■ Written task: Copy the data exactly as it appears, and do not include any pictures.

■ Given information:
<<<<

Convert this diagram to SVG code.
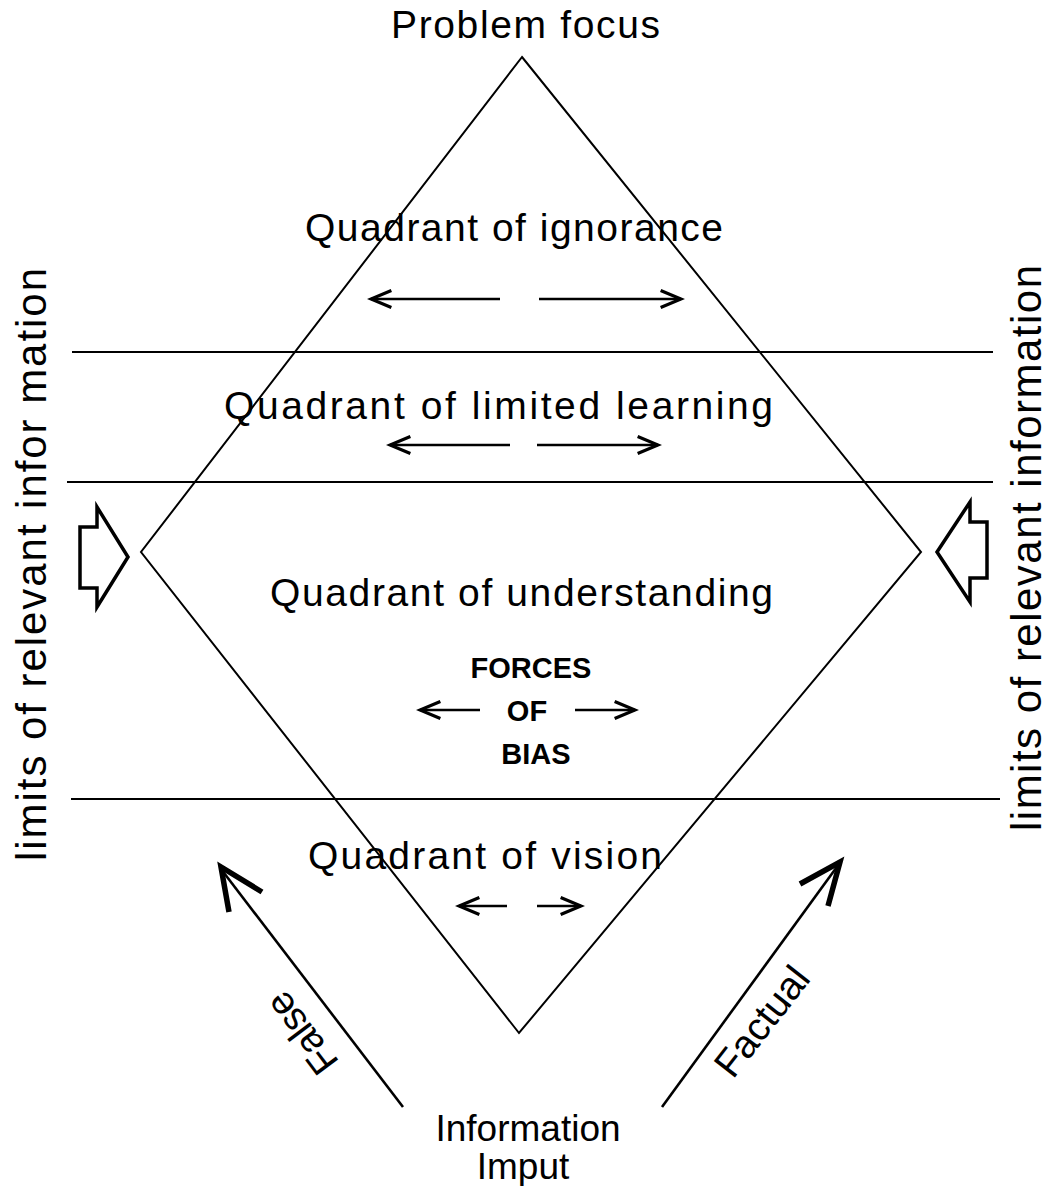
<svg xmlns="http://www.w3.org/2000/svg" width="1049" height="1186" viewBox="0 0 1049 1186">
<defs>
<style>
.t{font-family:"Liberation Sans",Arial,sans-serif;font-size:39px;fill:#000}
.s{font-family:"Liberation Sans",Arial,sans-serif;font-size:42px;fill:#000}
.io{font-family:"Liberation Sans",Arial,sans-serif;font-size:37px;fill:#000;text-anchor:middle}
.b{font-family:"Liberation Sans",Arial,sans-serif;font-size:29px;font-weight:bold;fill:#000;text-anchor:middle}
.ln{stroke:#000;stroke-width:2;fill:none}
.ar{stroke:#000;stroke-width:2.6;fill:none}
.blk{stroke:#000;stroke-width:3.5;fill:#fff;stroke-linejoin:miter}
.hd{stroke:#000;stroke-width:5.5;fill:none;stroke-linejoin:miter;stroke-miterlimit:10}
</style>
<marker id="ah" markerUnits="userSpaceOnUse" markerWidth="30" markerHeight="30" viewBox="-24 -14 28 28" refX="0" refY="0" orient="auto">
<path d="M-19,-8 L0,0 L-19,8" fill="none" stroke="#000" stroke-width="3" stroke-linejoin="miter"/>
</marker>
</defs>
<rect width="1049" height="1186" fill="#fff"/>

<g id="diamond">
<polygon class="ln" points="522,57 921,552 519,1033 141,552"/>
</g>

<g id="bands">
<line class="ln" x1="72" y1="352" x2="993" y2="352"/>
<line class="ln" x1="67" y1="482" x2="993" y2="482"/>
<line class="ln" x1="71" y1="799" x2="1000" y2="799"/>
</g>

<g id="top-label"><text class="t" x="391" y="38" textLength="269" lengthAdjust="spacing">Problem focus</text></g>

<g id="q-ignorance"><text class="t" x="305" y="241" textLength="418" lengthAdjust="spacing">Quadrant of ignorance</text></g>
<g id="q-limited"><text class="t" x="224" y="419" textLength="549" lengthAdjust="spacing">Quadrant of limited learning</text></g>
<g id="q-understanding"><text class="t" x="270" y="606" textLength="503" lengthAdjust="spacing">Quadrant of understanding</text></g>
<g id="q-vision"><text class="t" x="308" y="869" textLength="354" lengthAdjust="spacing">Quadrant of vision</text></g>

<g id="forces">
<text class="b" x="531" y="678">FORCES</text>
<text class="b" x="527" y="721">OF</text>
<text class="b" x="536" y="764">BIAS</text>
</g>

<g id="input-label">
<text class="io" x="528" y="1141">Information</text>
<text class="io" x="523" y="1179">Imput</text>
</g>

<g id="left-limit">
<text class="s" transform="translate(46,861) rotate(-90)" x="0" y="0" textLength="593" lengthAdjust="spacing">limits of relevant infor mation</text>
<path class="blk" d="M80,527 L97,527 L97,507 L128,557 L97,607 L97,588 L80,588 Z"/>
</g>

<g id="right-limit">
<text class="s" transform="translate(1041,831) rotate(-90)" x="0" y="0" textLength="566" lengthAdjust="spacing">limits of relevant information</text>
<path class="blk" d="M987,522 L970,522 L970,502 L937,552 L970,602 L970,578 L987,578 Z"/>
</g>

<g id="false-label"><text class="t" transform="translate(340,1062) rotate(-127)" x="0" y="0" textLength="92" lengthAdjust="spacing">False</text></g>
<g id="factual-label"><text class="t" transform="translate(733,1080) rotate(-52)" x="0" y="0" textLength="128" lengthAdjust="spacing">Factual</text></g>

<g id="connectors">
<line class="ar" x1="500" y1="299" x2="371" y2="299" marker-end="url(#ah)"/>
<line class="ar" x1="539" y1="299" x2="681" y2="299" marker-end="url(#ah)"/>
<line class="ar" x1="510" y1="445" x2="390" y2="445" marker-end="url(#ah)"/>
<line class="ar" x1="537" y1="445" x2="658" y2="445" marker-end="url(#ah)"/>
<line class="ar" x1="480" y1="710" x2="420" y2="710" marker-end="url(#ah)"/>
<line class="ar" x1="575" y1="710" x2="635" y2="710" marker-end="url(#ah)"/>
<line class="ar" x1="507" y1="906" x2="459" y2="906" marker-end="url(#ah)"/>
<line class="ar" x1="537" y1="906" x2="581" y2="906" marker-end="url(#ah)"/>
<line class="ar" x1="403" y1="1107" x2="221" y2="869"/>
<polyline class="hd" points="262,892 221,867 229,912"/>
<line class="ar" x1="662" y1="1107" x2="839" y2="864"/>
<polyline class="hd" points="800,884 840,862 828,906"/>
</g>
</svg>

>>>>

■ Worked solution:
Convert this diagram to SVG code.
<svg xmlns="http://www.w3.org/2000/svg" width="1049" height="1186" viewBox="0 0 1049 1186">
<defs>
<style>
.t{font-family:"Liberation Sans",Arial,sans-serif;font-size:39px;fill:#000}
.s{font-family:"Liberation Sans",Arial,sans-serif;font-size:42px;fill:#000}
.io{font-family:"Liberation Sans",Arial,sans-serif;font-size:37px;fill:#000;text-anchor:middle}
.b{font-family:"Liberation Sans",Arial,sans-serif;font-size:29px;font-weight:bold;fill:#000;text-anchor:middle}
.ln{stroke:#000;stroke-width:2;fill:none}
.ar{stroke:#000;stroke-width:2.6;fill:none}
.blk{stroke:#000;stroke-width:3.5;fill:#fff;stroke-linejoin:miter}
.hd{stroke:#000;stroke-width:5.5;fill:none;stroke-linejoin:miter;stroke-miterlimit:10}
</style>
<marker id="ah" markerUnits="userSpaceOnUse" markerWidth="30" markerHeight="30" viewBox="-24 -14 28 28" refX="0" refY="0" orient="auto">
<path d="M-19,-8 L0,0 L-19,8" fill="none" stroke="#000" stroke-width="3" stroke-linejoin="miter"/>
</marker>
</defs>
<rect width="1049" height="1186" fill="#fff"/>

<g id="diamond">
<polygon class="ln" points="522,57 921,552 519,1033 141,552"/>
</g>

<g id="bands">
<line class="ln" x1="72" y1="352" x2="993" y2="352"/>
<line class="ln" x1="67" y1="482" x2="993" y2="482"/>
<line class="ln" x1="71" y1="799" x2="1000" y2="799"/>
</g>

<g id="top-label"><text class="t" x="391" y="38" textLength="269" lengthAdjust="spacing">Problem focus</text></g>

<g id="q-ignorance"><text class="t" x="305" y="241" textLength="418" lengthAdjust="spacing">Quadrant of ignorance</text></g>
<g id="q-limited"><text class="t" x="224" y="419" textLength="549" lengthAdjust="spacing">Quadrant of limited learning</text></g>
<g id="q-understanding"><text class="t" x="270" y="606" textLength="503" lengthAdjust="spacing">Quadrant of understanding</text></g>
<g id="q-vision"><text class="t" x="308" y="869" textLength="354" lengthAdjust="spacing">Quadrant of vision</text></g>

<g id="forces">
<text class="b" x="531" y="678">FORCES</text>
<text class="b" x="527" y="721">OF</text>
<text class="b" x="536" y="764">BIAS</text>
</g>

<g id="input-label">
<text class="io" x="528" y="1141">Information</text>
<text class="io" x="523" y="1179">Imput</text>
</g>

<g id="left-limit">
<text class="s" transform="translate(46,861) rotate(-90)" x="0" y="0" textLength="593" lengthAdjust="spacing">limits of relevant infor mation</text>
<path class="blk" d="M80,527 L97,527 L97,507 L128,557 L97,607 L97,588 L80,588 Z"/>
</g>

<g id="right-limit">
<text class="s" transform="translate(1041,831) rotate(-90)" x="0" y="0" textLength="566" lengthAdjust="spacing">limits of relevant information</text>
<path class="blk" d="M987,522 L970,522 L970,502 L937,552 L970,602 L970,578 L987,578 Z"/>
</g>

<g id="false-label"><text class="t" transform="translate(340,1062) rotate(-127)" x="0" y="0" textLength="92" lengthAdjust="spacing">False</text></g>
<g id="factual-label"><text class="t" transform="translate(733,1080) rotate(-52)" x="0" y="0" textLength="128" lengthAdjust="spacing">Factual</text></g>

<g id="connectors">
<line class="ar" x1="500" y1="299" x2="371" y2="299" marker-end="url(#ah)"/>
<line class="ar" x1="539" y1="299" x2="681" y2="299" marker-end="url(#ah)"/>
<line class="ar" x1="510" y1="445" x2="390" y2="445" marker-end="url(#ah)"/>
<line class="ar" x1="537" y1="445" x2="658" y2="445" marker-end="url(#ah)"/>
<line class="ar" x1="480" y1="710" x2="420" y2="710" marker-end="url(#ah)"/>
<line class="ar" x1="575" y1="710" x2="635" y2="710" marker-end="url(#ah)"/>
<line class="ar" x1="507" y1="906" x2="459" y2="906" marker-end="url(#ah)"/>
<line class="ar" x1="537" y1="906" x2="581" y2="906" marker-end="url(#ah)"/>
<line class="ar" x1="403" y1="1107" x2="221" y2="869"/>
<polyline class="hd" points="262,892 221,867 229,912"/>
<line class="ar" x1="662" y1="1107" x2="839" y2="864"/>
<polyline class="hd" points="800,884 840,862 828,906"/>
</g>
</svg>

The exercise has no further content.